I'm not that kind of interpretive singer. I just do what I enjoy and that is my secret, not pretending to be a black blues man or American country singer etc.
I can be stubborn sometimes, it comes from my dad telling me what to do maybe, and me defiantly going my own way. I came bottom in music at school so maybe I had something I had to prove.
Sometimes, I might make up a pretty tune but it doesn't always suit the subject or voice in the song/story. Even though I might like the melodic idea. It distracts from the idea of that song. It might be too clever, or too sophisticated with too many chords for the voice in that song, i.e. 'The Farming Woman's War', has just 3 chords, simple but stronger for the voice of that white farming woman.
The melody for my song-making springs out of the words and rhythm, but there are no rules to the creative process. Songs and tunes get constructed in completely different ways. Most of the work can be in editing, distilling, you might get too many ideas, details, images, words and then have to prune things away to get to the essence and focus. These days I like to make every line count. Then I like to work out melodic lines for the guitar or my voice in the song to make it richer, give it more variation, depth movement, or to decorate the story, or make it more fun for myself to sing. Or to give the listener a rest from all those words I might be using. Then I might stop myself and ask myself. Is this accessible to my grandma, am I being oblique, too clever? Am I being self indulgent at all? Does it move me to sing this song. I can't always decide, and I might chuck it away and abandon it for a year or two and come back to it if I remember. Then I might see what's wrong or right with it. see if it holds up. Some of my songs are long, so I try to create melodic changes to keep them interesting. Sometimes I fail.

Have you collaborated with anyone else in writing?
No, not really, I did, in an indirect way, with students I was teaching when I gave a songwriting workshop a few years ago. I did also work with a goal in mind when I was writing for a theatre group in Aberdeen. Songs were needed to move the plot or create a mood or express feelings of a character. Making up songs to that kind of deadline is easier because in a way the song is more functional.
Collaborating with someone else can make that process much faster, that weeding or editing. Someone you trust, who is objective can help to focus, and iron out any misunderstandings, unclear phrases or foggy poetics in a song etc. to help achieve a clarity and simplicity and directness. I have asked for a friends opinion before about a line or a verse, whether it made sense to them.
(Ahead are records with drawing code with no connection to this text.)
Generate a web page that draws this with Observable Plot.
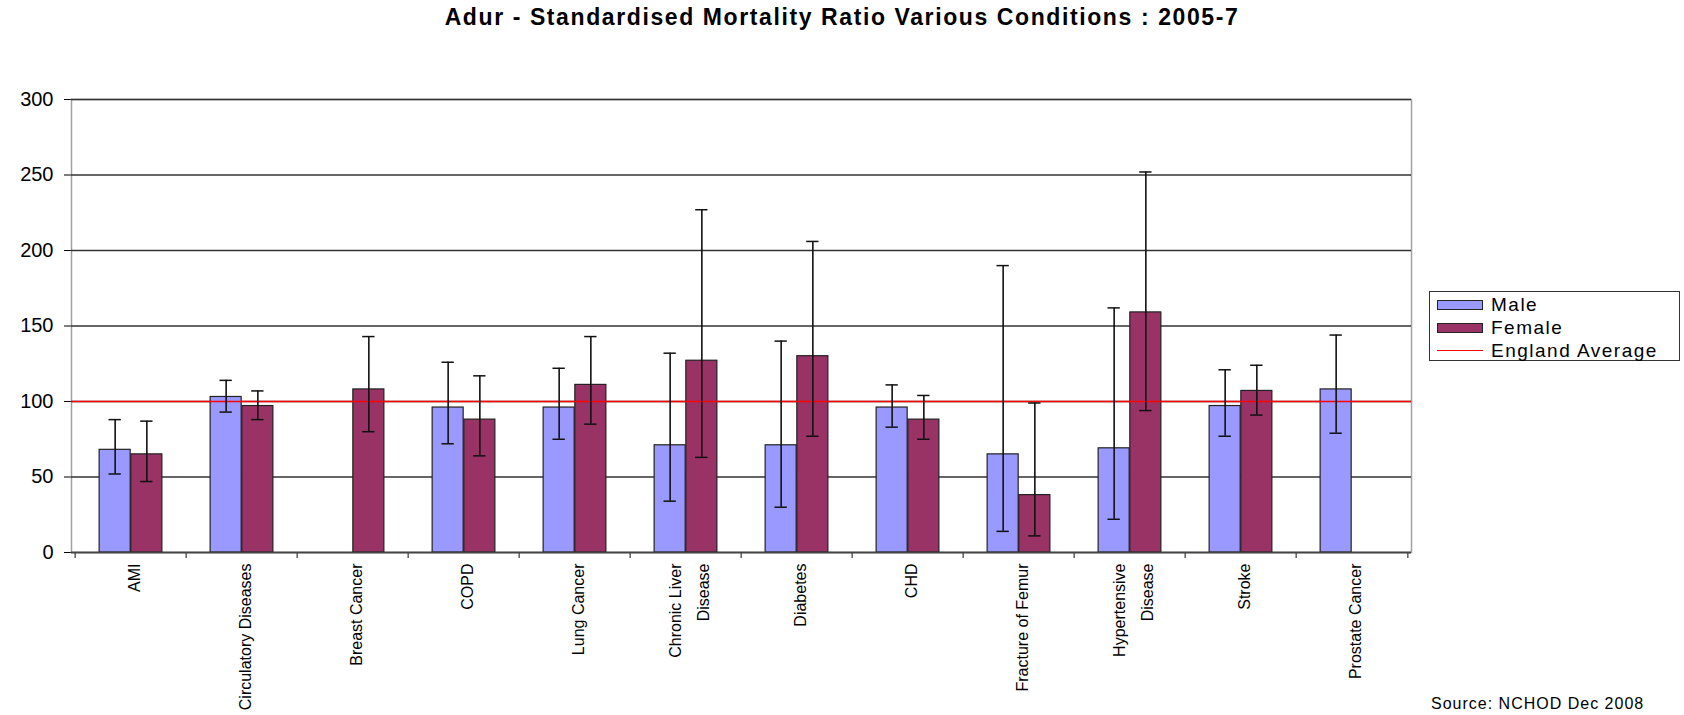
<!DOCTYPE html>
<html>
<head>
<meta charset="utf-8">
<script src="https://cdn.jsdelivr.net/npm/d3@7"></script>
<script src="https://cdn.jsdelivr.net/npm/@observablehq/plot@0.6"></script>
<style>
  body { margin: 0; background: #fff; font-family: "Liberation Sans", Arial, sans-serif; }
  #wrap { position: relative; width: 1684px; height: 715px; overflow: hidden; }
  #title { height: 44px; box-sizing: border-box; padding-top: 4px; text-align: center;
    font-size: 23px; line-height: 26px; font-weight: bold; letter-spacing: 1.6px; color: #000; }
  #legend { position: absolute; left: 1429px; top: 291px; width: 251px; height: 70px; box-sizing: border-box;
    border: 1.5px solid #333; background: #fff; }
  .row { position: absolute; left: 7px; height: 23px; display: flex; align-items: center;
    font-size: 19px; letter-spacing: 1.5px; color: #000; }
  .sw { width: 46px; height: 10px; box-sizing: border-box; border: 1px solid #222; margin-right: 8px; }
  .ln { width: 46px; height: 1.5px; background: #ff0000; margin-right: 8px; }
  #source { position: absolute; left: 1431px; top: 696px; font-size: 16px; line-height: 16px; letter-spacing: 1px; color: #000; }
</style>
</head>
<body>
<div id="wrap">
  <div id="title">Adur - Standardised Mortality Ratio Various Conditions : 2005-7</div>
  <div id="chart"></div>
  <div id="legend">
    <div class="row" style="top:1px"><div class="sw" style="background:#9999ff"></div>Male</div>
    <div class="row" style="top:24px"><div class="sw" style="background:#993366"></div>Female</div>
    <div class="row" style="top:47px"><div class="ln"></div>England Average</div>
  </div>
  <div id="source">Source: NCHOD Dec 2008</div>
</div>
<script>
const conditions = ["AMI", "Circulatory Diseases", "Breast Cancer", "COPD", "Lung Cancer", "Chronic Liver Disease",
  "Diabetes", "CHD", "Fracture of Femur", "Hypertensive Disease", "Stroke", "Prostate Cancer"];
const labels = ["AMI", "Circulatory Diseases", "Breast Cancer", "COPD", "Lung Cancer", "Chronic Liver\nDisease",
  "Diabetes", "CHD", "Fracture of Femur", "Hypertensive\nDisease", "Stroke", "Prostate Cancer"];

const maleSMR  = [68, 103, null, 96, 96, 71, 71, 96, 65, 69, 97, 108];
const maleLow  = [52, 93, null, 72, 75, 34, 30, 83, 14, 22, 77, 79];
const maleHigh = [88, 114, null, 126, 122, 132, 140, 111, 190, 162, 121, 144];

const femaleSMR  = [65, 97, 108, 88, 111, 127, 130, 88, 38, 159, 107, null];
const femaleLow  = [47, 88, 80, 64, 85, 63, 77, 75, 11, 94, 91, null];
const femaleHigh = [87, 107, 143, 117, 143, 227, 206, 104, 99, 252, 124, null];

const englandAverage = 100;
const yTicks = [0, 50, 100, 150, 200, 250, 300];

const male = conditions.map((c, i) => ({condition: c, smr: maleSMR[i], lo: maleLow[i], hi: maleHigh[i]}))
  .filter(d => d.smr != null);
const female = conditions.map((c, i) => ({condition: c, smr: femaleSMR[i], lo: femaleLow[i], hi: femaleHigh[i]}))
  .filter(d => d.smr != null);
const xLabels = conditions.map((c, i) => ({condition: c, label: labels[i]}));

const width = 1684, height = 671;
const mL = 71, mR = 273, mT = 55, mB = 163;
const bw = (width - mL - mR) / conditions.length;  // one category
const barW = 31.7;
const cap = 13;

function errorBars(data, side) {
  const dx = side * barW / 2;
  const capInset = bw / 2 - cap / 2;
  return [
    Plot.ruleX(data, {x: "condition", y1: "lo", y2: "hi", dx, stroke: "#111", strokeWidth: 1.6}),
    Plot.tickY(data, {x: "condition", y: "hi", dx, insetLeft: capInset, insetRight: capInset, stroke: "#111", strokeWidth: 1.5}),
    Plot.tickY(data, {x: "condition", y: "lo", dx, insetLeft: capInset, insetRight: capInset, stroke: "#111", strokeWidth: 1.5})
  ];
}

let chart = Plot.plot({
  width, height,
  marginLeft: mL, marginRight: mR, marginTop: mT, marginBottom: mB,
  style: {fontFamily: "'Liberation Sans', Arial, sans-serif", fontSize: "20px", color: "#000", background: "#fff"},
  x: {domain: conditions, padding: 0, axis: null},
  y: {domain: [0, 300], ticks: yTicks, tickSize: 7, tickPadding: 11, line: true, label: null},
  marks: [
    Plot.frame({stroke: "#a0a0a0", strokeWidth: 1.5}),
    Plot.ruleY(yTicks, {stroke: "#333", strokeWidth: 1.3}),
    Plot.barY(male, {x: "condition", y: "smr", fill: "#9999ff", stroke: "#222", strokeWidth: 1.2,
      insetLeft: bw / 2 - barW, insetRight: bw / 2}),
    Plot.barY(female, {x: "condition", y: "smr", fill: "#993366", stroke: "#222", strokeWidth: 1.2,
      insetLeft: bw / 2, insetRight: bw / 2 - barW}),
    Plot.ruleY([englandAverage], {stroke: "#ff0000", strokeWidth: 1.4}),
    errorBars(male, -1),
    errorBars(female, 1),
    Plot.ruleY([0], {stroke: "#444", strokeWidth: 1.3}),
    // category separators under the axis
    Plot.ruleX(conditions, {x: d => d, dx: -bw / 2, insetTop: height - mT - mB, insetBottom: -6, stroke: "#444", strokeWidth: 1.3}),
    Plot.ruleX(conditions.slice(-1), {x: d => d, dx: bw / 2, insetTop: height - mT - mB, insetBottom: -6, stroke: "#444", strokeWidth: 1.3}),
    Plot.text(xLabels, {x: "condition", text: "label", frameAnchor: "bottom", dy: 11, rotate: -90,
      textAnchor: "end", lineAnchor: "middle", lineHeight: 1.75, fontSize: 16, fill: "#000"})
  ]
});

d3.select("#chart").append(() => chart);
</script>
</body>
</html>
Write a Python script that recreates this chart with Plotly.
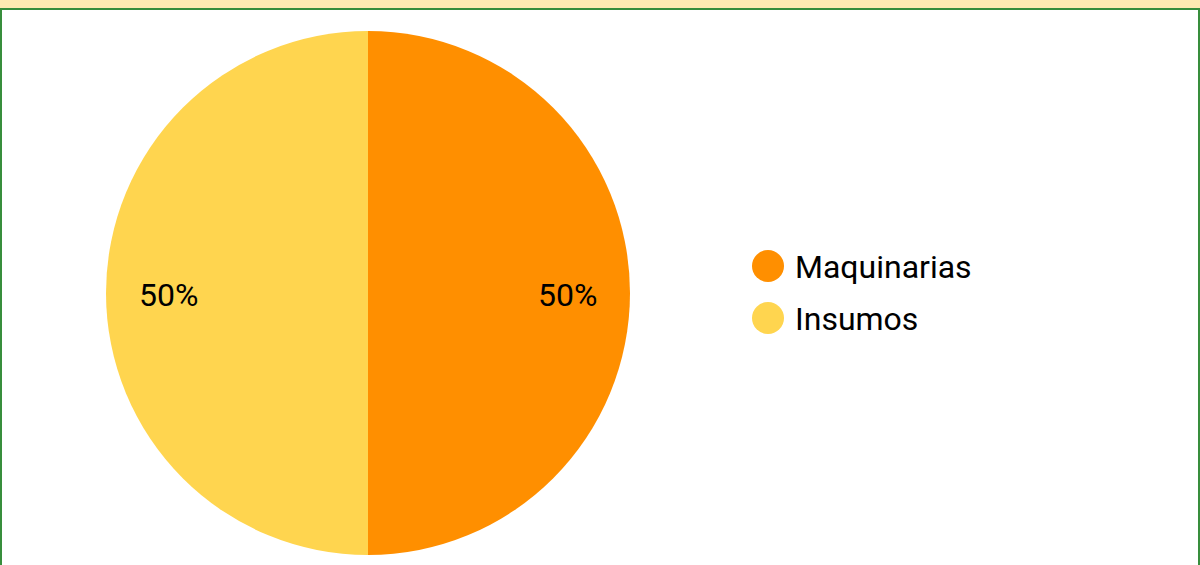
import math
import plotly.graph_objects as go

# Data
categories = ["Maquinarias", "Insumos"]
values = [50, 50]
colors = ["#FF8F00", "#FFD54F"]

W, H = 1200, 565
FONT = "Roboto"
FS = 32

fig = go.Figure()

# Pie geometry (pixels)
cx, cy, r = 368, 293, 262
fig.add_trace(go.Pie(
    labels=categories,
    values=values,
    marker=dict(colors=colors, line=dict(width=0)),
    sort=False,
    direction="clockwise",
    rotation=0,
    textinfo="none",
    hoverinfo="skip",
    showlegend=False,
    domain=dict(x=[(cx - r) / W, (cx + r) / W],
                y=[(H - cy - r) / H, (H - cy + r) / H]),
))

annotations = []

# Percentage labels placed at each slice's mid-angle (computed from the values)
total = sum(values)
cum = 0
for v in values:
    mid = (cum + v / 2) / total * 2 * math.pi
    cum += v
    annotations.append(dict(
        x=cx + 0.76 * r * math.sin(mid), y=cy - 0.76 * r * math.cos(mid) + 2,
        xref="x", yref="y", text=f"{v / total:.0%}", showarrow=False,
        xanchor="center", yanchor="middle",
        font=dict(family=FONT, size=FS, color="#000000"),
    ))

# Legend: circles + labels
leg_y = [266 + 52 * i for i in range(len(categories))]
fig.add_trace(go.Scatter(
    x=[768] * len(categories), y=leg_y, mode="markers",
    marker=dict(size=32, color=colors, line=dict(width=0)),
    hoverinfo="skip", showlegend=False, cliponaxis=False,
))
for name, yy in zip(categories, leg_y):
    annotations.append(dict(
        x=793, y=yy + 1, xref="x", yref="y", text=name, showarrow=False,
        xanchor="left", yanchor="middle",
        font=dict(family=FONT, size=FS, color="#000000"),
    ))

fig.update_layout(
    width=W, height=H,
    margin=dict(l=0, r=0, t=0, b=0),
    paper_bgcolor="white",
    plot_bgcolor="rgba(0,0,0,0)",
    xaxis=dict(visible=False, range=[0, W], domain=[0, 1], fixedrange=True),
    yaxis=dict(visible=False, range=[H, 0], domain=[0, 1], fixedrange=True),
    annotations=annotations,
    shapes=[
        dict(type="rect", xref="paper", yref="paper", x0=0, x1=1, y0=1 - 8 / H, y1=1,
             fillcolor="#FFEBB2", line=dict(width=0), layer="below"),
        dict(type="rect", xref="paper", yref="paper", x0=0, x1=1, y0=1 - 10 / H, y1=1 - 8 / H,
             fillcolor="#388E3C", line=dict(width=0), layer="above"),
        dict(type="rect", xref="paper", yref="paper", x0=0, x1=2 / W, y0=0, y1=1 - 8 / H,
             fillcolor="#388E3C", line=dict(width=0), layer="above"),
        dict(type="rect", xref="paper", yref="paper", x0=1 - 2 / W, x1=1, y0=0, y1=1 - 8 / H,
             fillcolor="#388E3C", line=dict(width=0), layer="above"),
    ],
)

fig.write_html("out.html", config={"displayModeBar": False},
               post_script="document.body.style.margin='0';document.body.style.overflow='hidden';")
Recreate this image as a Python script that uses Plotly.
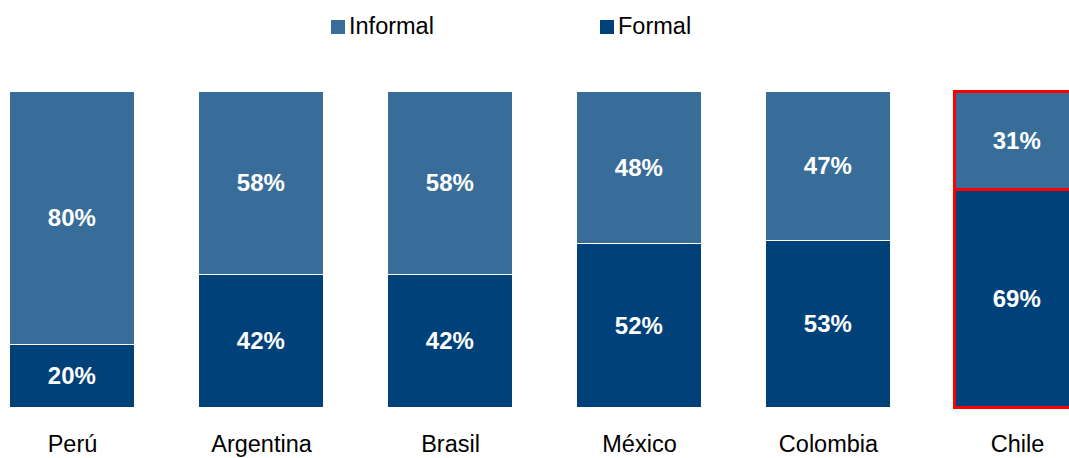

It can be very helpful to ask someone who might hear or see things you have missed because you are too close to it. Being the creator, You know what you are trying to say, or what story you are trying to tell, but does anyone else?
I suppose that is what a producer does in a recording studio. But I am talking about songs that you are making to perform live. Not writing in an expensive womb-like studio, and then recording something that has never been tested on a live audience.
I do try to make the song interesting and give it richness, craft it so that it will reach more people, i.e. I like to make melody with surprises and a tunefulness that takes you somewhere, and makes you want to sing or whistle along too. There aren't always set rules though. Everyone works in different ways.
Maybe using a traditional tune for some words is helping to evolve the music, keep it alive, some old words might not mean anything anymore, so change them.
For me It's not enough to sing a song cause it's got a nice tune, it has to mean something to me, for me to connect to it emotionally.
Maybe I'm an avant-garde traditionalist! (Joke)
Maybe, You have to borrow something before you can develop.